-- DIRECTIVE --
All the data should be repeated exactly. Any image in it is left out.

-- STORED DATA --
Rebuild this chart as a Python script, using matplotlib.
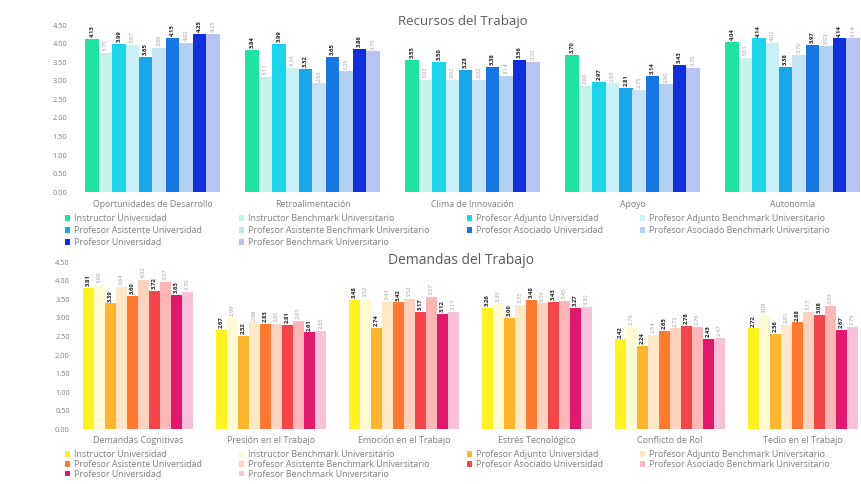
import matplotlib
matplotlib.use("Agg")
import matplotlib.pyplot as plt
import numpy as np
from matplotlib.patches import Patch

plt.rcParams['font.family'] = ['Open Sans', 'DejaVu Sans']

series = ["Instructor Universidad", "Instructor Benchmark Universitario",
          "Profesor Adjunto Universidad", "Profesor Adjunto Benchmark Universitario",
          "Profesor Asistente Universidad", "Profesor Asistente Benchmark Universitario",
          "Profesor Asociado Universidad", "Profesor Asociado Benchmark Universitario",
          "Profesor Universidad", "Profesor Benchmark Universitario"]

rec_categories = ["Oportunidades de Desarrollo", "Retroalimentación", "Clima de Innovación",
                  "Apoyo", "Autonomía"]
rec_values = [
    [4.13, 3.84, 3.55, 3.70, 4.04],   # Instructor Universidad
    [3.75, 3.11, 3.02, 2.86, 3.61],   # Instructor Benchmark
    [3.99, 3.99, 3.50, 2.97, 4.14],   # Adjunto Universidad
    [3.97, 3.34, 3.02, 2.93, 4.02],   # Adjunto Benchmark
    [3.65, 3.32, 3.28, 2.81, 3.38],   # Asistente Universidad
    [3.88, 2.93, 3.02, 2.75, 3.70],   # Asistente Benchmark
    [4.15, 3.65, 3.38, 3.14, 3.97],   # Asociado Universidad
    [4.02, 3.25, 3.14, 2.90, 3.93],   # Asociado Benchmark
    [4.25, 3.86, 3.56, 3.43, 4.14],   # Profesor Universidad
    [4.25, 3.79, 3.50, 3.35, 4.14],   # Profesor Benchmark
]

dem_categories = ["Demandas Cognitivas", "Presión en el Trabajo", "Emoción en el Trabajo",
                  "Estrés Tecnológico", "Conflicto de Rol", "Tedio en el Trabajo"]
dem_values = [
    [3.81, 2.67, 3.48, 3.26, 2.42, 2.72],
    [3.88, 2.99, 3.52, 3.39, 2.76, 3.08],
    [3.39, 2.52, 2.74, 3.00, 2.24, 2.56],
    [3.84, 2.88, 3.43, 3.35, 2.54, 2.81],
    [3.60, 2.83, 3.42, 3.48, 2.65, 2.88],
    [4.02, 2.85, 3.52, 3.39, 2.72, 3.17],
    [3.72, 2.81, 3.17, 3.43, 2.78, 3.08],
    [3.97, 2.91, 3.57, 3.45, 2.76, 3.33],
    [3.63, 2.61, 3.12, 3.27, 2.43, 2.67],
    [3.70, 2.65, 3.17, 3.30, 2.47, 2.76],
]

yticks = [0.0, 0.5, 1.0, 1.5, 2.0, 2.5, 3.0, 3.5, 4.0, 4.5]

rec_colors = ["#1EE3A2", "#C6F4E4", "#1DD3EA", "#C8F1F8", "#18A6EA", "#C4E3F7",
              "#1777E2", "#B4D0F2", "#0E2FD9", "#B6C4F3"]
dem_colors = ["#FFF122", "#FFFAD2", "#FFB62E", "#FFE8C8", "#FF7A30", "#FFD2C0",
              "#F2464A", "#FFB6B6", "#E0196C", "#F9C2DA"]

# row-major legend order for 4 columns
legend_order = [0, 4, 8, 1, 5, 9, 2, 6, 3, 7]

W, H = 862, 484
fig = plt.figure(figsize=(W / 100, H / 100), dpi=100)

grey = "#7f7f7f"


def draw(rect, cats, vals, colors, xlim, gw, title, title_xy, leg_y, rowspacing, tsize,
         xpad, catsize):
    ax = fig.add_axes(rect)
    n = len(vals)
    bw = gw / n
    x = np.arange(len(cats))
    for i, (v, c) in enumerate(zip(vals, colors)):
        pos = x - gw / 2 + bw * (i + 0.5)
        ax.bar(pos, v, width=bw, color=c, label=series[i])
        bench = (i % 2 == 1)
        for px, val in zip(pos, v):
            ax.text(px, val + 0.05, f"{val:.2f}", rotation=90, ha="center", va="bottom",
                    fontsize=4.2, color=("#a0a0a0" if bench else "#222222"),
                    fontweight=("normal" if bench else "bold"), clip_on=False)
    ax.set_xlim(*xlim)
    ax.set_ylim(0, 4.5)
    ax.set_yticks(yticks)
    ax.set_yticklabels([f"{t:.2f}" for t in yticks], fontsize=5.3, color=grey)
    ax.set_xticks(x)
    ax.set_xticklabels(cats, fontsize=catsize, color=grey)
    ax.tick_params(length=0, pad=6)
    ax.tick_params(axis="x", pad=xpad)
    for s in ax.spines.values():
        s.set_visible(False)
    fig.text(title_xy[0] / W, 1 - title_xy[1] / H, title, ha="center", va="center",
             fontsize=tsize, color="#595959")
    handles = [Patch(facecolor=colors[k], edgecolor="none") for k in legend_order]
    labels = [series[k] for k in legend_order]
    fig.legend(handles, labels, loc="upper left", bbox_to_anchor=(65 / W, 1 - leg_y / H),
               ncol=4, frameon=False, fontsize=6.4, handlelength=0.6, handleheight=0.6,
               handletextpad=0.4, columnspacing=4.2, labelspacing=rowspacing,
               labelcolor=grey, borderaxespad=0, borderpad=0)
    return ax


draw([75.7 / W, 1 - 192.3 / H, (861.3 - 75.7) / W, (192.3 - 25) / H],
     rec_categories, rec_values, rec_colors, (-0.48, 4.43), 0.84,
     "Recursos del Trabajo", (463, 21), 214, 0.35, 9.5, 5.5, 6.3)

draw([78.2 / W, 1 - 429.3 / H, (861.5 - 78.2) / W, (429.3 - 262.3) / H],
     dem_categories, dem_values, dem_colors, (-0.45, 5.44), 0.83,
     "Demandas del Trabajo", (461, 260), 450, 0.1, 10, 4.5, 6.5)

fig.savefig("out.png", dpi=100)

-- ANSWER TO THE PROBLEM --
Rebuild this chart as a Python script, using matplotlib.
import matplotlib
matplotlib.use("Agg")
import matplotlib.pyplot as plt
import numpy as np
from matplotlib.patches import Patch

plt.rcParams['font.family'] = ['Open Sans', 'DejaVu Sans']

series = ["Instructor Universidad", "Instructor Benchmark Universitario",
          "Profesor Adjunto Universidad", "Profesor Adjunto Benchmark Universitario",
          "Profesor Asistente Universidad", "Profesor Asistente Benchmark Universitario",
          "Profesor Asociado Universidad", "Profesor Asociado Benchmark Universitario",
          "Profesor Universidad", "Profesor Benchmark Universitario"]

rec_categories = ["Oportunidades de Desarrollo", "Retroalimentación", "Clima de Innovación",
                  "Apoyo", "Autonomía"]
rec_values = [
    [4.13, 3.84, 3.55, 3.70, 4.04],   # Instructor Universidad
    [3.75, 3.11, 3.02, 2.86, 3.61],   # Instructor Benchmark
    [3.99, 3.99, 3.50, 2.97, 4.14],   # Adjunto Universidad
    [3.97, 3.34, 3.02, 2.93, 4.02],   # Adjunto Benchmark
    [3.65, 3.32, 3.28, 2.81, 3.38],   # Asistente Universidad
    [3.88, 2.93, 3.02, 2.75, 3.70],   # Asistente Benchmark
    [4.15, 3.65, 3.38, 3.14, 3.97],   # Asociado Universidad
    [4.02, 3.25, 3.14, 2.90, 3.93],   # Asociado Benchmark
    [4.25, 3.86, 3.56, 3.43, 4.14],   # Profesor Universidad
    [4.25, 3.79, 3.50, 3.35, 4.14],   # Profesor Benchmark
]

dem_categories = ["Demandas Cognitivas", "Presión en el Trabajo", "Emoción en el Trabajo",
                  "Estrés Tecnológico", "Conflicto de Rol", "Tedio en el Trabajo"]
dem_values = [
    [3.81, 2.67, 3.48, 3.26, 2.42, 2.72],
    [3.88, 2.99, 3.52, 3.39, 2.76, 3.08],
    [3.39, 2.52, 2.74, 3.00, 2.24, 2.56],
    [3.84, 2.88, 3.43, 3.35, 2.54, 2.81],
    [3.60, 2.83, 3.42, 3.48, 2.65, 2.88],
    [4.02, 2.85, 3.52, 3.39, 2.72, 3.17],
    [3.72, 2.81, 3.17, 3.43, 2.78, 3.08],
    [3.97, 2.91, 3.57, 3.45, 2.76, 3.33],
    [3.63, 2.61, 3.12, 3.27, 2.43, 2.67],
    [3.70, 2.65, 3.17, 3.30, 2.47, 2.76],
]

yticks = [0.0, 0.5, 1.0, 1.5, 2.0, 2.5, 3.0, 3.5, 4.0, 4.5]

rec_colors = ["#1EE3A2", "#C6F4E4", "#1DD3EA", "#C8F1F8", "#18A6EA", "#C4E3F7",
              "#1777E2", "#B4D0F2", "#0E2FD9", "#B6C4F3"]
dem_colors = ["#FFF122", "#FFFAD2", "#FFB62E", "#FFE8C8", "#FF7A30", "#FFD2C0",
              "#F2464A", "#FFB6B6", "#E0196C", "#F9C2DA"]

# row-major legend order for 4 columns
legend_order = [0, 4, 8, 1, 5, 9, 2, 6, 3, 7]

W, H = 862, 484
fig = plt.figure(figsize=(W / 100, H / 100), dpi=100)

grey = "#7f7f7f"


def draw(rect, cats, vals, colors, xlim, gw, title, title_xy, leg_y, rowspacing, tsize,
         xpad, catsize):
    ax = fig.add_axes(rect)
    n = len(vals)
    bw = gw / n
    x = np.arange(len(cats))
    for i, (v, c) in enumerate(zip(vals, colors)):
        pos = x - gw / 2 + bw * (i + 0.5)
        ax.bar(pos, v, width=bw, color=c, label=series[i])
        bench = (i % 2 == 1)
        for px, val in zip(pos, v):
            ax.text(px, val + 0.05, f"{val:.2f}", rotation=90, ha="center", va="bottom",
                    fontsize=4.2, color=("#a0a0a0" if bench else "#222222"),
                    fontweight=("normal" if bench else "bold"), clip_on=False)
    ax.set_xlim(*xlim)
    ax.set_ylim(0, 4.5)
    ax.set_yticks(yticks)
    ax.set_yticklabels([f"{t:.2f}" for t in yticks], fontsize=5.3, color=grey)
    ax.set_xticks(x)
    ax.set_xticklabels(cats, fontsize=catsize, color=grey)
    ax.tick_params(length=0, pad=6)
    ax.tick_params(axis="x", pad=xpad)
    for s in ax.spines.values():
        s.set_visible(False)
    fig.text(title_xy[0] / W, 1 - title_xy[1] / H, title, ha="center", va="center",
             fontsize=tsize, color="#595959")
    handles = [Patch(facecolor=colors[k], edgecolor="none") for k in legend_order]
    labels = [series[k] for k in legend_order]
    fig.legend(handles, labels, loc="upper left", bbox_to_anchor=(65 / W, 1 - leg_y / H),
               ncol=4, frameon=False, fontsize=6.4, handlelength=0.6, handleheight=0.6,
               handletextpad=0.4, columnspacing=4.2, labelspacing=rowspacing,
               labelcolor=grey, borderaxespad=0, borderpad=0)
    return ax


draw([75.7 / W, 1 - 192.3 / H, (861.3 - 75.7) / W, (192.3 - 25) / H],
     rec_categories, rec_values, rec_colors, (-0.48, 4.43), 0.84,
     "Recursos del Trabajo", (463, 21), 214, 0.35, 9.5, 5.5, 6.3)

draw([78.2 / W, 1 - 429.3 / H, (861.5 - 78.2) / W, (429.3 - 262.3) / H],
     dem_categories, dem_values, dem_colors, (-0.45, 5.44), 0.83,
     "Demandas del Trabajo", (461, 260), 450, 0.1, 10, 4.5, 6.5)

fig.savefig("out.png", dpi=100)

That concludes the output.